» Goal of the exercise
Start at the line holding "Give me the matplotlib source for this chart.", stop at the line holding "ax.set_facecolor('white')", and repeat those lines exactly, both ends included; skip the pictures.

» Recorded data
— begin —
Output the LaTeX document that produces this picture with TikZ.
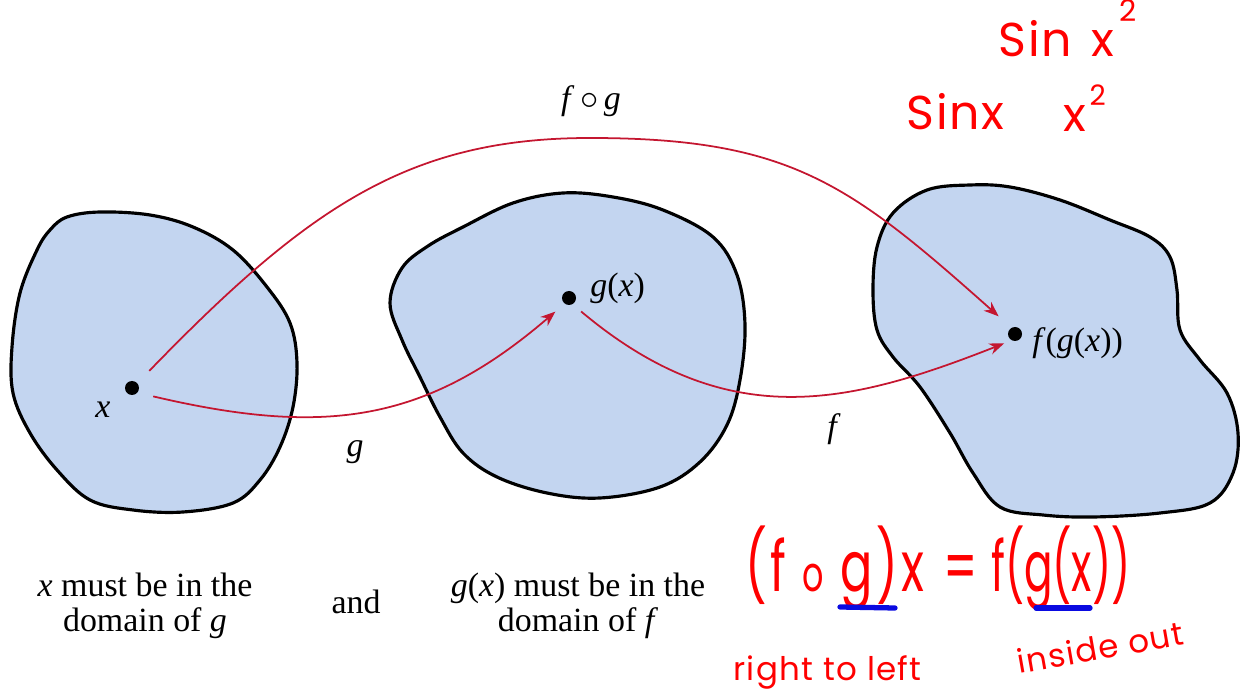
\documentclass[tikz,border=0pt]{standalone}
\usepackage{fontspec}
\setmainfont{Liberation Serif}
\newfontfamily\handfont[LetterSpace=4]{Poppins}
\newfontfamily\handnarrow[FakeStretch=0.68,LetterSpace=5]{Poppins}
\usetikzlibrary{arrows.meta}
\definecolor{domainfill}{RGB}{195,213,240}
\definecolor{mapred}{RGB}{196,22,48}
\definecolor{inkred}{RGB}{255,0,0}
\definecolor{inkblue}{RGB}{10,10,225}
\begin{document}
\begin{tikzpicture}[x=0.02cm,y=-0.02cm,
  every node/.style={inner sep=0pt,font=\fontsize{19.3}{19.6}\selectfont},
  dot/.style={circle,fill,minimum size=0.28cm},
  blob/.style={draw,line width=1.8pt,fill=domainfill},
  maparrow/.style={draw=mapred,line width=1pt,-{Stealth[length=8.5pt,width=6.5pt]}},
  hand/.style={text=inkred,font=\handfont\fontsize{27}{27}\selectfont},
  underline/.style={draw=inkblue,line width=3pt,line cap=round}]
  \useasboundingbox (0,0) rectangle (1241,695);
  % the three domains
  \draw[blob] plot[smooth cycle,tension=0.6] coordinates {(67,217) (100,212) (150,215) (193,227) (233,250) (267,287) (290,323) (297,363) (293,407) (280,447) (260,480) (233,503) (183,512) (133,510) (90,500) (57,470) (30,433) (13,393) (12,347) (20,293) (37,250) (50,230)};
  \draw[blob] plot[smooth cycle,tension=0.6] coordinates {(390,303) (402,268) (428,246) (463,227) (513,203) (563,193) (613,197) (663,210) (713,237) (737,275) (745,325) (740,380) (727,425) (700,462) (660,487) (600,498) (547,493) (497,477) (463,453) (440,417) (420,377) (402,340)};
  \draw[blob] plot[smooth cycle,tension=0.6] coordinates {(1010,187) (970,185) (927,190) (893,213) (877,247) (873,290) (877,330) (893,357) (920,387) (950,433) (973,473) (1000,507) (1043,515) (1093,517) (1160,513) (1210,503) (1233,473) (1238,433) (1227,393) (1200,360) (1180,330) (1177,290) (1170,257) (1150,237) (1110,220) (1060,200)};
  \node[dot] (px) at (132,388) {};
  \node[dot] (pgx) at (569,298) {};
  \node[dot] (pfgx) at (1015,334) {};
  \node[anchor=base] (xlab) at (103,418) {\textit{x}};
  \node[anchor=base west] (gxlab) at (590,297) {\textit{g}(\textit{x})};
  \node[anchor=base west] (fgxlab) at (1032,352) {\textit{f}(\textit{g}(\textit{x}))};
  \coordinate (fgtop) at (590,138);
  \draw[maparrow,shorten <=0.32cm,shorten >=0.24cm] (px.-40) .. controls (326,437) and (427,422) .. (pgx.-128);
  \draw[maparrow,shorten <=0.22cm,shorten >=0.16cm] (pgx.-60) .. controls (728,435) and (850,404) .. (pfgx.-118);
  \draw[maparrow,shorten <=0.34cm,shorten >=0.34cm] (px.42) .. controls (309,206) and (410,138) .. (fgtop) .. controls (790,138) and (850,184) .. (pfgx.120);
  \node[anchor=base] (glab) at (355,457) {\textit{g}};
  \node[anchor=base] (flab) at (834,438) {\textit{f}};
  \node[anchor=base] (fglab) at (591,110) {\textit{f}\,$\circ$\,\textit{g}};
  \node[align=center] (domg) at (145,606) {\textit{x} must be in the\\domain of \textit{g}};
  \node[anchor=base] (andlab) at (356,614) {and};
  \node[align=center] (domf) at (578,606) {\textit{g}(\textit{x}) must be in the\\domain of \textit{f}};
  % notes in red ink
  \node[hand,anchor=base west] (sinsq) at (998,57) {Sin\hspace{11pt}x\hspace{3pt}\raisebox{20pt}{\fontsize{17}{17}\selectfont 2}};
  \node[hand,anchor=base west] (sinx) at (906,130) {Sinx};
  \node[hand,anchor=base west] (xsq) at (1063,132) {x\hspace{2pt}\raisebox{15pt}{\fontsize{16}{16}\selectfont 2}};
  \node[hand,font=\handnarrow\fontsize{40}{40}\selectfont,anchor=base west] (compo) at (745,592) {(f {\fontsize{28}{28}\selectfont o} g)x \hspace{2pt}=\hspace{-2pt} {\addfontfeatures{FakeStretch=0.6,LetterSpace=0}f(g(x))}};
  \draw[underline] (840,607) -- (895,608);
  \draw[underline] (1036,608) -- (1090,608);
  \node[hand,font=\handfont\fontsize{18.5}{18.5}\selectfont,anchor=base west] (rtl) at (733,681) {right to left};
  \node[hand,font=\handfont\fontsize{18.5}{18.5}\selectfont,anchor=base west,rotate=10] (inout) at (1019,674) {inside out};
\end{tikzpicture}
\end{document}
— end —
— begin —
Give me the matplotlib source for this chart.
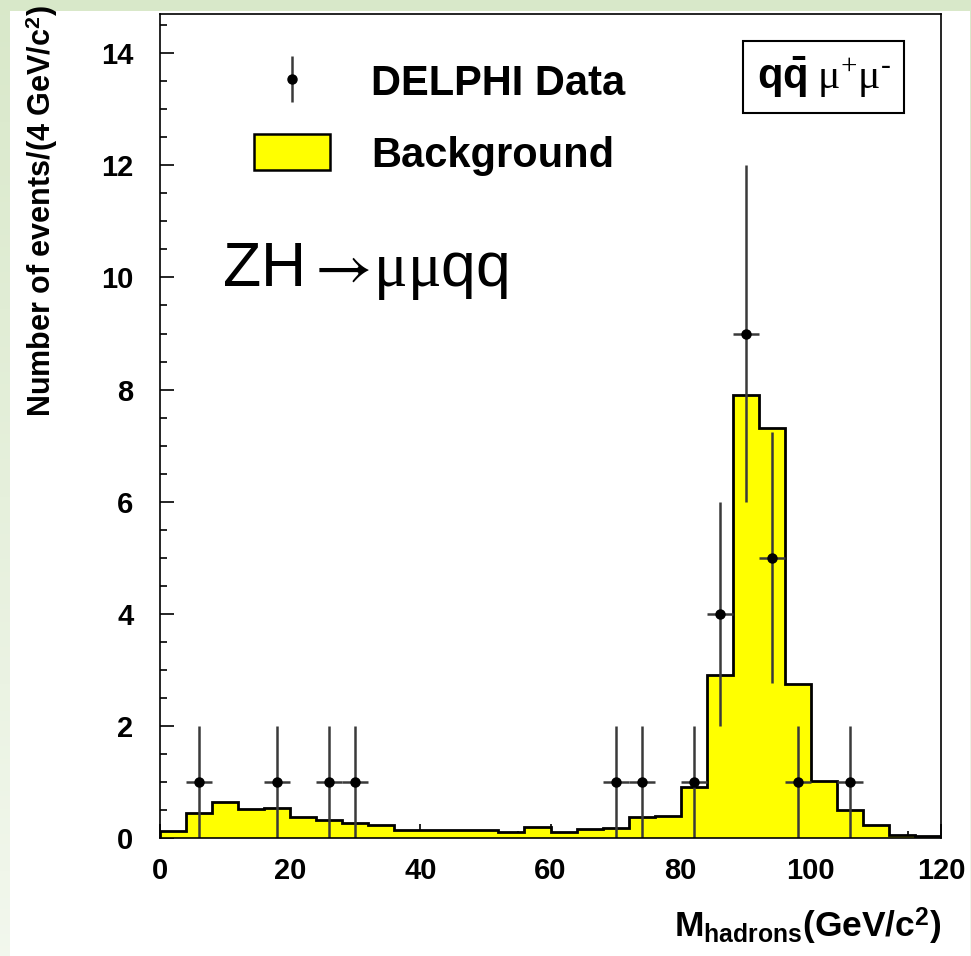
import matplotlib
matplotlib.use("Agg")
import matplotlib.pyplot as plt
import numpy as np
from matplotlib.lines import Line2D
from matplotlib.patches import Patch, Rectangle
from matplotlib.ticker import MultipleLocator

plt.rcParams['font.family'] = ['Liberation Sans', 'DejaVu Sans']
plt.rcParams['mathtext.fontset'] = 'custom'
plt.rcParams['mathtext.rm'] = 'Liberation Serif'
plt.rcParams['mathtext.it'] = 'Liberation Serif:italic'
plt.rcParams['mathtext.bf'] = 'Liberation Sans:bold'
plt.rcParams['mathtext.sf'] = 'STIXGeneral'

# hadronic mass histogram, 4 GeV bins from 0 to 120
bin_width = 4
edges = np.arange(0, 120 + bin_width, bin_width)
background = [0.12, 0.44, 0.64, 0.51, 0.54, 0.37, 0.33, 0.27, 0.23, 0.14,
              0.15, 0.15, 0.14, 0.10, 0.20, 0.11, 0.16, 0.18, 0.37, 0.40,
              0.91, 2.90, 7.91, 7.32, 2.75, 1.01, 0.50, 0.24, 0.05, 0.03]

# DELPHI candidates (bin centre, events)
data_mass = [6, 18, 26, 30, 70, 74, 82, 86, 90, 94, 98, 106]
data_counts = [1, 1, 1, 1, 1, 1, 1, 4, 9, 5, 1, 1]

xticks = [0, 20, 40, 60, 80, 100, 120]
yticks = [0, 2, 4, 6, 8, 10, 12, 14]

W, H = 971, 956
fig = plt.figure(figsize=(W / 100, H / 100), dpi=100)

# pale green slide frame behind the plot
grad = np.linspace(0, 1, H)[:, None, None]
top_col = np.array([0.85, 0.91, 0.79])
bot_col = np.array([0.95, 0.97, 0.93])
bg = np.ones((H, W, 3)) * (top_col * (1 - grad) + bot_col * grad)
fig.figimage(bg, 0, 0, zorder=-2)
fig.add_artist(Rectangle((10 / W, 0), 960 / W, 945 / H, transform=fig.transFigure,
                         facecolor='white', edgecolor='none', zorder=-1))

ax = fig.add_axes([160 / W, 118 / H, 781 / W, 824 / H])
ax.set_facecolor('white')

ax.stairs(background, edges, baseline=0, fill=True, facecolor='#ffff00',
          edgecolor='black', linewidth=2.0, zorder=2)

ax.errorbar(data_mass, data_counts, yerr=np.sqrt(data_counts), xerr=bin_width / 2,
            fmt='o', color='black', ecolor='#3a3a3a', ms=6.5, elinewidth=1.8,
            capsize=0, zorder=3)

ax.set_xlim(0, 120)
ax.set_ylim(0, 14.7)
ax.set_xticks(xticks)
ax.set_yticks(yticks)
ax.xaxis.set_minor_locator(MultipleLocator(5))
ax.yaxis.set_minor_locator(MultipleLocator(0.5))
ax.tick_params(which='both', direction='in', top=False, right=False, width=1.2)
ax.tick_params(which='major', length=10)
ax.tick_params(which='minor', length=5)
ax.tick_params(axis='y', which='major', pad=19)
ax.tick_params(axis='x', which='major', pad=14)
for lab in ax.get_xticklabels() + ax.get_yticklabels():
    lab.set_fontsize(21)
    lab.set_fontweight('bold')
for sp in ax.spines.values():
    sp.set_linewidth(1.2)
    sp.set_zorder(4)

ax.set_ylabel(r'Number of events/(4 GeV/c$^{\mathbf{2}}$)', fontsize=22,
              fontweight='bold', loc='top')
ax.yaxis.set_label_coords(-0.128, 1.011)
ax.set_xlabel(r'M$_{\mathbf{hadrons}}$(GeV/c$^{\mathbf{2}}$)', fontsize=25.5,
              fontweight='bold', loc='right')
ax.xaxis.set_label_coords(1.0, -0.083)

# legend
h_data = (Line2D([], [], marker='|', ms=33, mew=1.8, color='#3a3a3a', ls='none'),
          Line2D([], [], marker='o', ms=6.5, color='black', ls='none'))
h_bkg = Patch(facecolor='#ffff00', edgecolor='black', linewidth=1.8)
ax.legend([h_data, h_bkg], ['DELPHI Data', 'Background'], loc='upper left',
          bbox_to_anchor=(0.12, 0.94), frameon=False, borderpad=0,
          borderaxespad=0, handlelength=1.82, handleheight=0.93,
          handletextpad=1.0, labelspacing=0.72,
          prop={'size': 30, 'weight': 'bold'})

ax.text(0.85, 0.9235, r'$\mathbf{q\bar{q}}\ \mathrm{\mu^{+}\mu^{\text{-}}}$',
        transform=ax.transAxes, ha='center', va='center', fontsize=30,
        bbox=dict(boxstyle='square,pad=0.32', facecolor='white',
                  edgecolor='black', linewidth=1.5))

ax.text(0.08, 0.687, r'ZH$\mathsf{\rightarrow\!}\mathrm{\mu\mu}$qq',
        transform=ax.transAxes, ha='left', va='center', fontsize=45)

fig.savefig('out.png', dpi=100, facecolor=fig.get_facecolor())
— end —
» Solution to this task
Give me the matplotlib source for this chart.
import matplotlib
matplotlib.use("Agg")
import matplotlib.pyplot as plt
import numpy as np
from matplotlib.lines import Line2D
from matplotlib.patches import Patch, Rectangle
from matplotlib.ticker import MultipleLocator

plt.rcParams['font.family'] = ['Liberation Sans', 'DejaVu Sans']
plt.rcParams['mathtext.fontset'] = 'custom'
plt.rcParams['mathtext.rm'] = 'Liberation Serif'
plt.rcParams['mathtext.it'] = 'Liberation Serif:italic'
plt.rcParams['mathtext.bf'] = 'Liberation Sans:bold'
plt.rcParams['mathtext.sf'] = 'STIXGeneral'

# hadronic mass histogram, 4 GeV bins from 0 to 120
bin_width = 4
edges = np.arange(0, 120 + bin_width, bin_width)
background = [0.12, 0.44, 0.64, 0.51, 0.54, 0.37, 0.33, 0.27, 0.23, 0.14,
              0.15, 0.15, 0.14, 0.10, 0.20, 0.11, 0.16, 0.18, 0.37, 0.40,
              0.91, 2.90, 7.91, 7.32, 2.75, 1.01, 0.50, 0.24, 0.05, 0.03]

# DELPHI candidates (bin centre, events)
data_mass = [6, 18, 26, 30, 70, 74, 82, 86, 90, 94, 98, 106]
data_counts = [1, 1, 1, 1, 1, 1, 1, 4, 9, 5, 1, 1]

xticks = [0, 20, 40, 60, 80, 100, 120]
yticks = [0, 2, 4, 6, 8, 10, 12, 14]

W, H = 971, 956
fig = plt.figure(figsize=(W / 100, H / 100), dpi=100)

# pale green slide frame behind the plot
grad = np.linspace(0, 1, H)[:, None, None]
top_col = np.array([0.85, 0.91, 0.79])
bot_col = np.array([0.95, 0.97, 0.93])
bg = np.ones((H, W, 3)) * (top_col * (1 - grad) + bot_col * grad)
fig.figimage(bg, 0, 0, zorder=-2)
fig.add_artist(Rectangle((10 / W, 0), 960 / W, 945 / H, transform=fig.transFigure,
                         facecolor='white', edgecolor='none', zorder=-1))

ax = fig.add_axes([160 / W, 118 / H, 781 / W, 824 / H])
ax.set_facecolor('white')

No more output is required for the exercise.